= My Cola Beverages =

Sri Lankan carbonated soft drinks manufacturing company

My Cola Beverages (Pvt) Limited is a Sri Lankan carbonated soft drinks manufacturing company and sells soft drink brands covering various types of flavours ranging from My Cola, My Lemon, My Orange, My Cream, My Soda, My Berry and My Ginger Beer. The company also sells bottled drinking water.

== Corporate history ==
My Cola Beverages initially commenced business operations under the name Pet Packaging in 1994. It stamped its mark in the industry when they introduced Sri Lanka's first bottled water under the brand Crystal in 1994. The launch of Crystal in hygienically sealed PET bottles became significant, as it was deemed as an innovative concept with the introduction of "one way pack" format. In 2004, the company ventured into the beverage industry with the launch of carbonated beverages under the flagship brand My Cola after getting necessary approval from the Board of Investment of Sri Lanka. The company also opened a factory in Kadawatha to mark the important occasion after entering the carbonated beverage industry.
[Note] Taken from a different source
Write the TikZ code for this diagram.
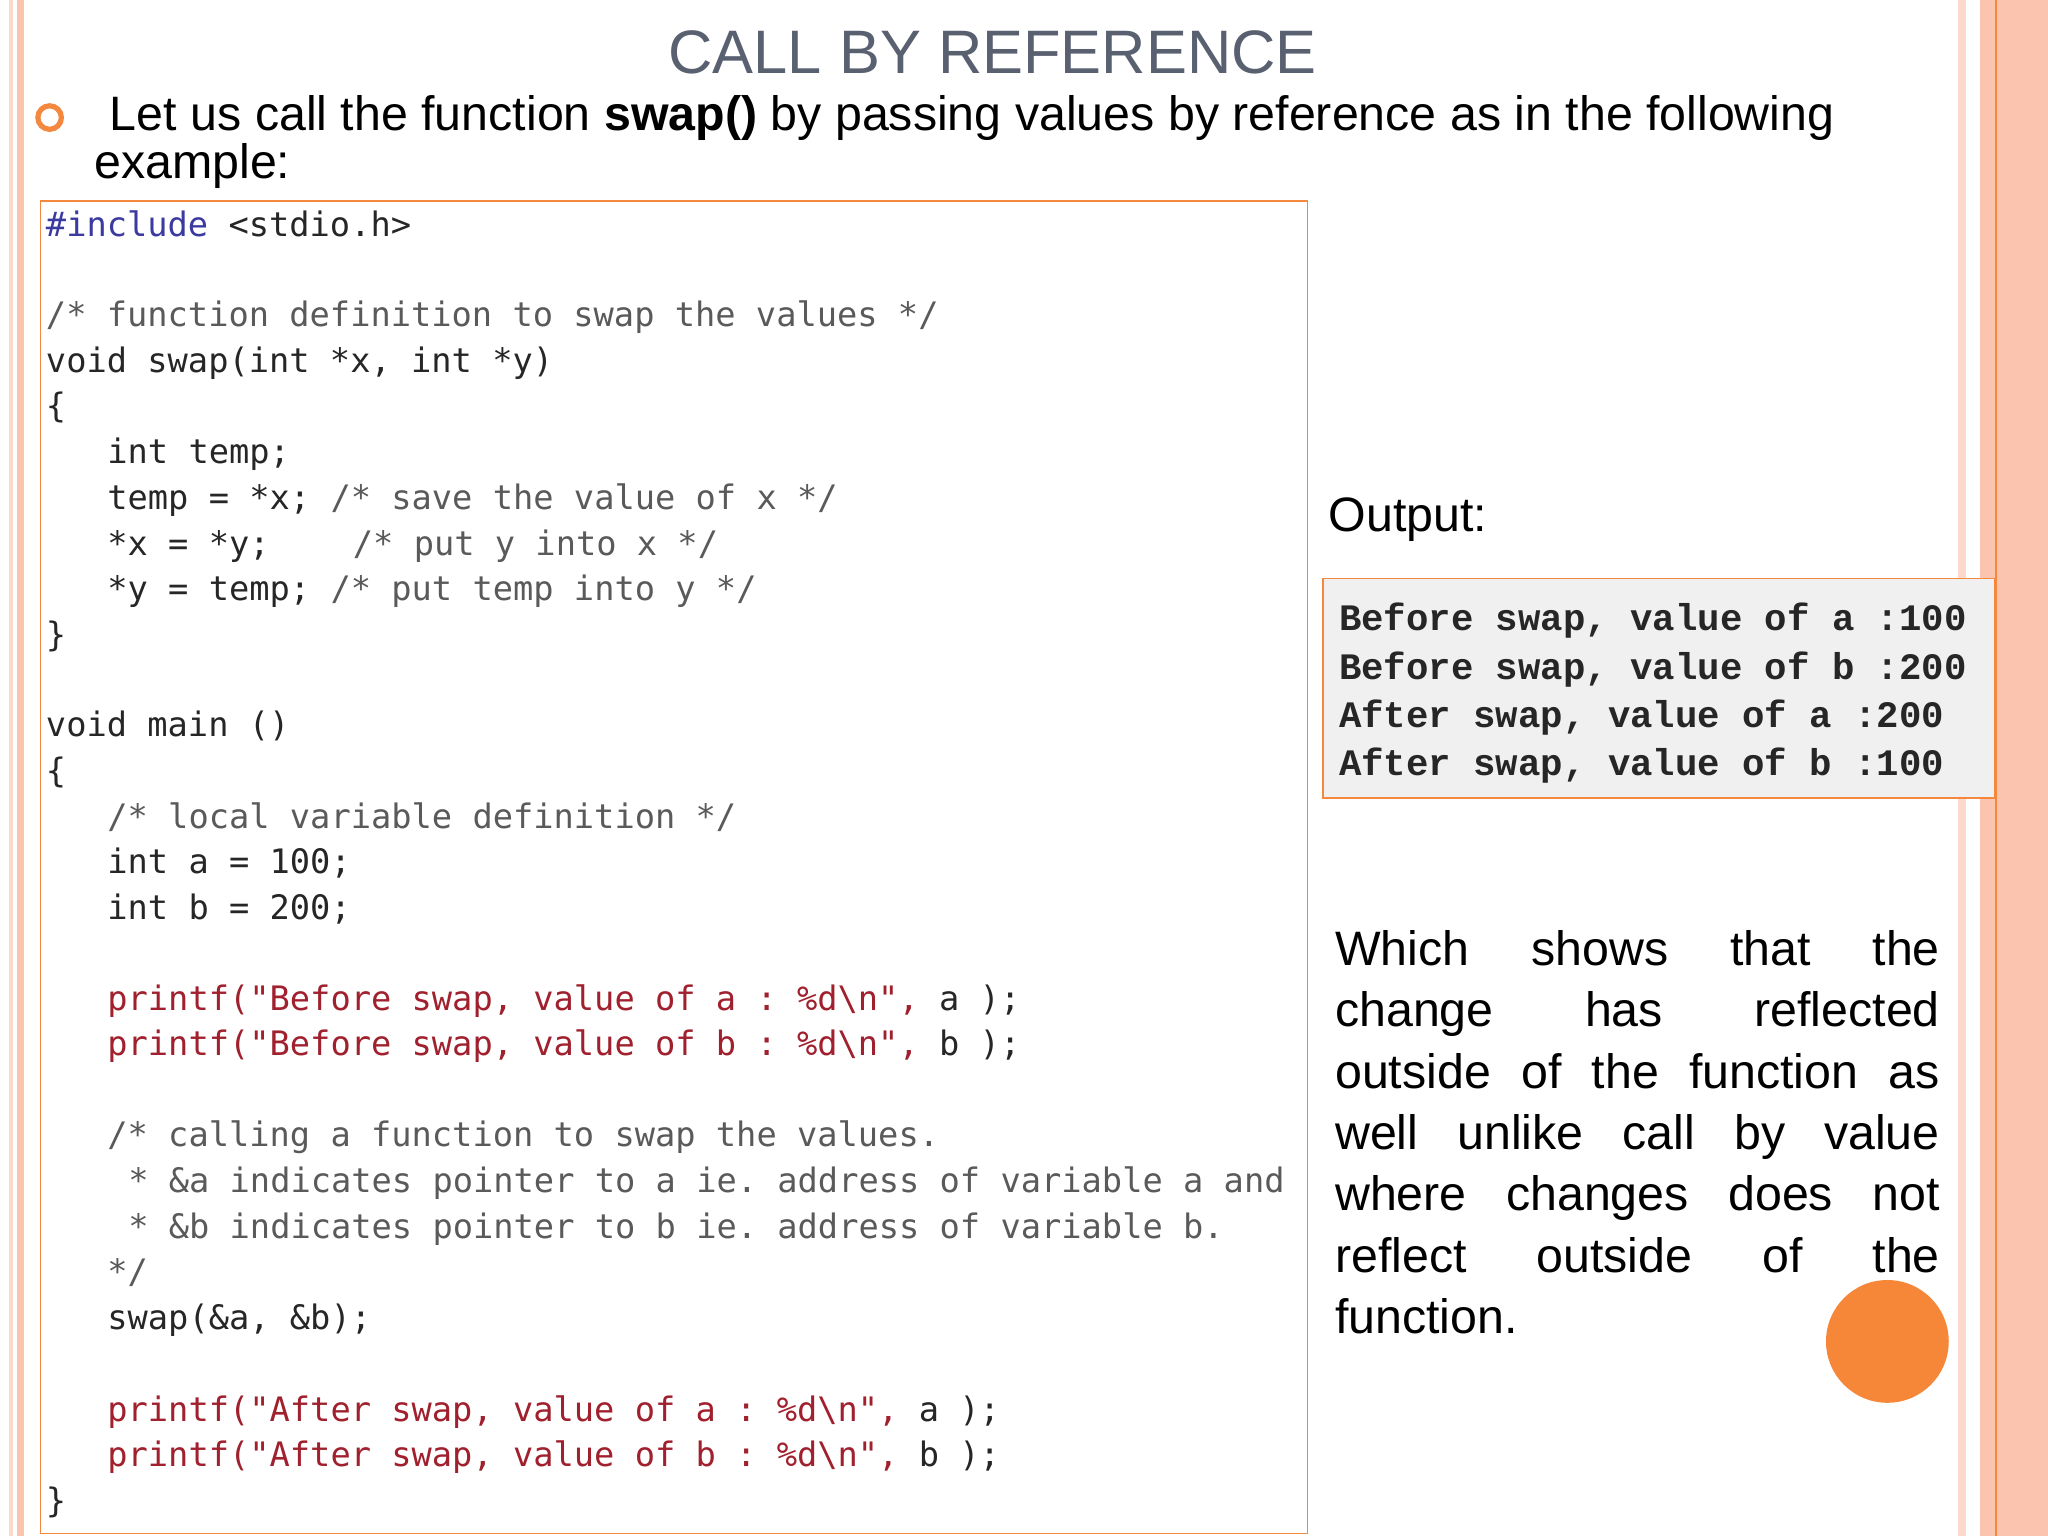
\documentclass[tikz,border=0pt]{standalone}
\usepackage{fontspec}
\setmainfont{Liberation Sans}
\setmonofont{DejaVu Sans Mono}
\newfontfamily\outfont{Liberation Mono}
\definecolor{stripe}{HTML}{FBC4AE}
\definecolor{pale}{HTML}{FDD9CB}
\definecolor{org}{HTML}{F5883F}
\definecolor{ttl}{HTML}{596070}
\definecolor{cm}{HTML}{5A5A5A}
\definecolor{pr}{HTML}{A0202E}
\definecolor{inc}{HTML}{3A3AA0}
\newcommand{\jl}[1]{\makebox[463pt]{#1}\\}
\begin{document}
\begin{tikzpicture}[x=1pt,y=-1pt,
  cl/.style={anchor=base west,inner sep=0pt,font=\fontsize{25.8}{30}\ttfamily},
  ol/.style={anchor=base west,inner sep=0pt,font=\fontsize{28.6}{32}\outfont\bfseries,text=black!85},
  big/.style={inner sep=0pt,font=\fontsize{37}{47}\selectfont}]
\useasboundingbox (0,0) rectangle (1568,1176);
\fill[white] (0,0) rectangle (1568,1176);
% stripes
\fill[pale] (7,0) rectangle (10,1176);
\fill[stripe] (13,0) rectangle (18,1176);
\fill[pale] (1499,0) rectangle (1505,1176);
\fill[stripe] (1516,0) rectangle (1568,1176);
\draw[org,line width=1.2] (1528,0) -- (1528,1176);
% title
\node[inner sep=0pt,font=\fontsize{47}{50}\selectfont,text=ttl] (title) at (760,40) {CALL BY REFERENCE};
\draw[org,line width=4] (38,90) circle (9);
\node[big,anchor=base west] (b1) at (84,100) {Let us call the function \textbf{swap()} by passing values by reference as in the following};
\node[big,anchor=base west] (b2) at (72,137) {example:};
% code box
\draw[org,line width=1.2] (31,154) rectangle (1001,1174);
\node[cl,text=inc] (c1) at (35,181) {\#include {\color{black!85}<stdio.h>}};
\begin{scope}[text=black!85]
\node[cl,text=cm] (c2) at (35,250) {/* function definition to swap the values */};
\node[cl] (c3) at (35,285) {void swap(int *x, int *y)};
\node[cl] (c4) at (35,320) {\{};
\node[cl] (c5) at (82,355) {int temp;};
\node[cl] (c6) at (82,390) {temp = *x; {\color{cm}/* save the value of x */}};
\node[cl] (c7) at (82,425) {*x = *y;};
\node[cl,text=cm] (c7b) at (270,425) {/* put y into x */};
\node[cl] (c8) at (82,460) {*y = temp; {\color{cm}/* put temp into y */}};
\node[cl] (c9) at (35,495) {\}};
\node[cl] (c10) at (35,564) {void main ()};
\node[cl] (c11) at (35,599) {\{};
\node[cl,text=cm] (c12) at (82,634) {/* local variable definition */};
\node[cl] (c13) at (82,669) {int a = 100;};
\node[cl] (c14) at (82,704) {int b = 200;};
\node[cl,text=pr] (c15) at (82,774) {printf("Before swap, value of a : \%d\textbackslash n", {\color{black!85}a );}};
\node[cl,text=pr] (c16) at (82,808) {printf("Before swap, value of b : \%d\textbackslash n", {\color{black!85}b );}};
\node[cl,text=cm] (c17) at (82,878) {/* calling a function to swap the values.};
\node[cl,text=cm] (c18) at (98,913) {* \&a indicates pointer to a ie. address of variable a and};
\node[cl,text=cm] (c19) at (98,948) {* \&b indicates pointer to b ie. address of variable b.};
\node[cl,text=cm] (c20) at (82,983) {*/};
\node[cl] (c21) at (82,1018) {swap(\&a, \&b);};
\node[cl,text=pr] (c22) at (82,1088) {printf("After swap, value of a : \%d\textbackslash n", {\color{black!85}a );}};
\node[cl,text=pr] (c23) at (82,1123) {printf("After swap, value of b : \%d\textbackslash n", {\color{black!85}b );}};
\node[cl] (c24) at (35,1158) {\}};
\end{scope}
% output
\node[big,anchor=base west] (outl) at (1017,407) {Output:};
\draw[org,line width=1.2,fill=black!6] (1013,443) rectangle (1527,611);
\node[ol] (o1) at (1025,483) {Before swap, value of a :100};
\node[ol] (o2) at (1025,520) {Before swap, value of b :200};
\node[ol] (o3) at (1025,557) {After swap, value of a :200};
\node[ol] (o4) at (1025,594) {After swap, value of b :100};
\node[big,anchor=base west,text width=463,align=left] (para) at (1022,739)
 {\jl{Which\hfill shows\hfill that\hfill the}\jl{change\hfill has\hfill reflected}\jl{outside\hfill of\hfill the\hfill function\hfill as}\jl{well\hfill unlike\hfill call\hfill by\hfill value}\jl{where\hfill changes\hfill does\hfill not}\jl{reflect\hfill outside\hfill of\hfill the}function.};
\fill[org!90!orange] (1445,1027) circle (47);
\end{tikzpicture}
\end{document}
The company's revenue streams through export business were severely impacted following the 2019 Easter Sunday church and hotel suicide bombings. The company endured a slight recovery in exporting products after normalcy had been returned to Sri Lanka post the bombings. In 2020, My Cola Beverages had to reconsider their business strategies catering to the export business markets in Malaysia and Singapore as the freight costs began to take a toll on their overseas market expansion. The company eventually called off their plans to export their products to Malaysia and Singapore.

In 2021, My Cola Beverages began exports to Azerbaijan and in the region covered by other landlocked countries bordering Azerbaijan. The export products also included the My Ginger Beer considering that the Ginger Beer is a non-alcoholic drink for which there had been a trend of emerging market situation in Azerbaijan and in territories located bordering Azerbaijan.

== Endorsements ==
In July 2020, My Cola Beverages signed up a sponsorship agreement with Sri Lanka Cricket for a period of three years as the official Carbonated Beverage Partner of Sri Lanka Cricket.

In 2023, My Cola Beverages also teamed up with Mercantile Services Basketball Association for the 31st edition of the Mercantile Services Basketball Association (MSBA) League Tournament. In August 2024, the company also came on board as the platinum sponsor of the 32nd Mercantile Services Basketball Association (MSBA) League Tournament.